Existing technologies, such as Carbon Capture Usage and Storage (CCUS) technologies involve capturing CO2 emissions from industrial processes or power plants and injecting the captured CO2 deep underground into geological formations like depleted oil and gas reservoirs or saline aquifers. The biggest problem with storing CO2 in geological formations and under the sea are both physical and economic. Leakage of CO2 from geological storage reservoirs can lead to global and local risks.
Direct Air Capture (DAC) technologies are designed to capture CO2 directly from the ambient air. Once captured, the CO2 can be processed and mineralised by reacting it with suitable minerals to form stable carbonates.

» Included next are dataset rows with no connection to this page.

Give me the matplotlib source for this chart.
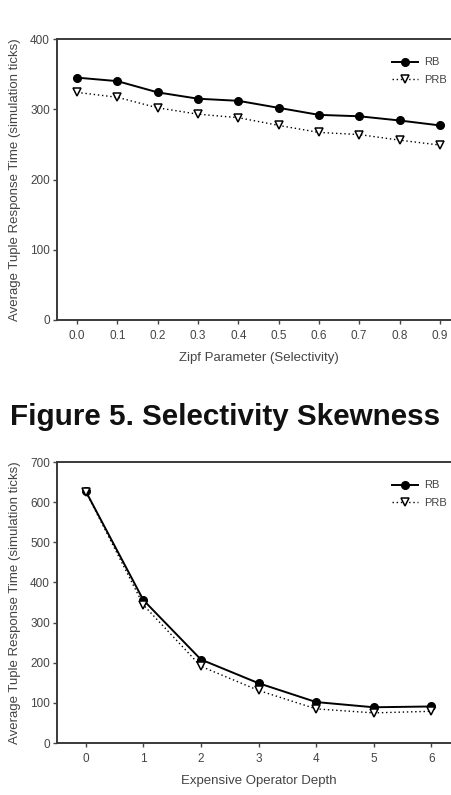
import matplotlib
matplotlib.use('Agg')
import matplotlib.pyplot as plt

plt.rcParams['font.family'] = ['Liberation Sans', 'DejaVu Sans']

# selectivity skewness
zipf = [0.0, 0.1, 0.2, 0.3, 0.4, 0.5, 0.6, 0.7, 0.8, 0.9]
zipf_rb = [345, 340, 324, 315, 312, 302, 292, 290, 284, 277]
zipf_prb = [324, 317, 302, 293, 288, 277, 267, 264, 256, 249]

# expensive operator depth
depth = [0, 1, 2, 3, 4, 5, 6]
depth_rb = [627, 356, 208, 149, 102, 89, 91]
depth_prb = [626, 344, 191, 131, 85, 75, 79]

W, H = 451, 795
fig = plt.figure(figsize=(W / 100, H / 100), dpi=100)

ylabel = 'Average Tuple Response Time (simulation ticks)'
txt = '#444444'
spine_col = '#3a3a3a'


def style(ax):
    for s in ['left', 'bottom', 'top', 'right']:
        ax.spines[s].set_color(spine_col)
        ax.spines[s].set_linewidth(1.4)
    ax.tick_params(colors=txt, labelsize=8.5, length=3, width=1, direction='out')
    ax.tick_params(axis='y', pad=2)
    ax.tick_params(axis='x', pad=4)


def draw(ax, x, rb, prb):
    ax.plot(x, rb, color='black', lw=1.4, marker='o', ms=5.5,
            mfc='black', mec='black', label='RB')
    ax.plot(x, prb, color='black', lw=1.0, ls=(0, (1, 2)), marker='v', ms=5.5,
            mfc='white', mec='black', mew=1.1, label='PRB')
    leg = ax.legend(loc='upper right', bbox_to_anchor=(0.985, 0.958), frameon=False,
                    fontsize=8, handlelength=2.3, labelspacing=0.65,
                    borderaxespad=0.2, handletextpad=0.6)
    for t in leg.get_texts():
        t.set_color(txt)


# top panel
ax1 = fig.add_axes([57 / W, 1 - 320 / H, 403 / W, (320 - 39) / H])
draw(ax1, zipf, zipf_rb, zipf_prb)
ax1.set_xlim(-0.05, 0.95)
ax1.set_ylim(0, 400)
ax1.set_xticks(zipf)
ax1.set_xticklabels(['%.1f' % v for v in zipf])
ax1.set_yticks([0, 100, 200, 300, 400])
style(ax1)
ax1.set_xlabel('Zipf Parameter (Selectivity)', fontsize=9.5, color=txt)
ax1.set_ylabel(ylabel, fontsize=9.5, color=txt)
ax1.yaxis.set_label_coords(-36 / 403, 0.5)
ax1.xaxis.set_label_coords(0.5, -32 / 281)

fig.text(225 / W, 1 - 417 / H, 'Figure 5. Selectivity Skewness', ha='center',
         va='center', fontsize=21.3, fontweight='bold', color='#111111')

# bottom panel
ax2 = fig.add_axes([57 / W, 1 - 743 / H, 403 / W, (743 - 462) / H])
draw(ax2, depth, depth_rb, depth_prb)
ax2.set_xlim(-0.5, 6.5)
ax2.set_ylim(0, 700)
ax2.set_xticks(depth)
ax2.set_yticks(range(0, 701, 100))
style(ax2)
ax2.set_xlabel('Expensive Operator Depth', fontsize=9.5, color=txt)
ax2.set_ylabel(ylabel, fontsize=9.5, color=txt)
ax2.yaxis.set_label_coords(-36 / 403, 0.5)
ax2.xaxis.set_label_coords(0.5, -32 / 281)

fig.savefig('out.png', dpi=100)
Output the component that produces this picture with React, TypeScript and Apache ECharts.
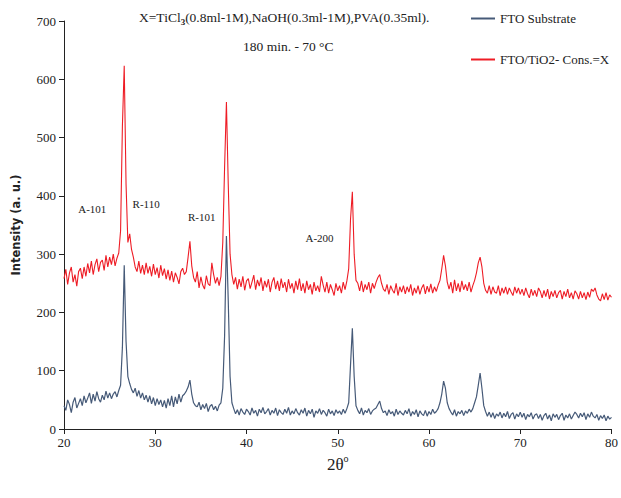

Some industrial processes, such as cement production, steel manufacturing, and chemical production, release CO2 as a by-product. Various technologies and methods are being developed to capture CO2 emissions from these processes.
Each of these carbon capture technologies have their own disadvantages such as high energy requirements, land space and costs to facilitate. Carbon mineralisation presents significant potential as a carbon removal approach, within a larger suite of carbon removal and climate actions, to help reach global climate goals.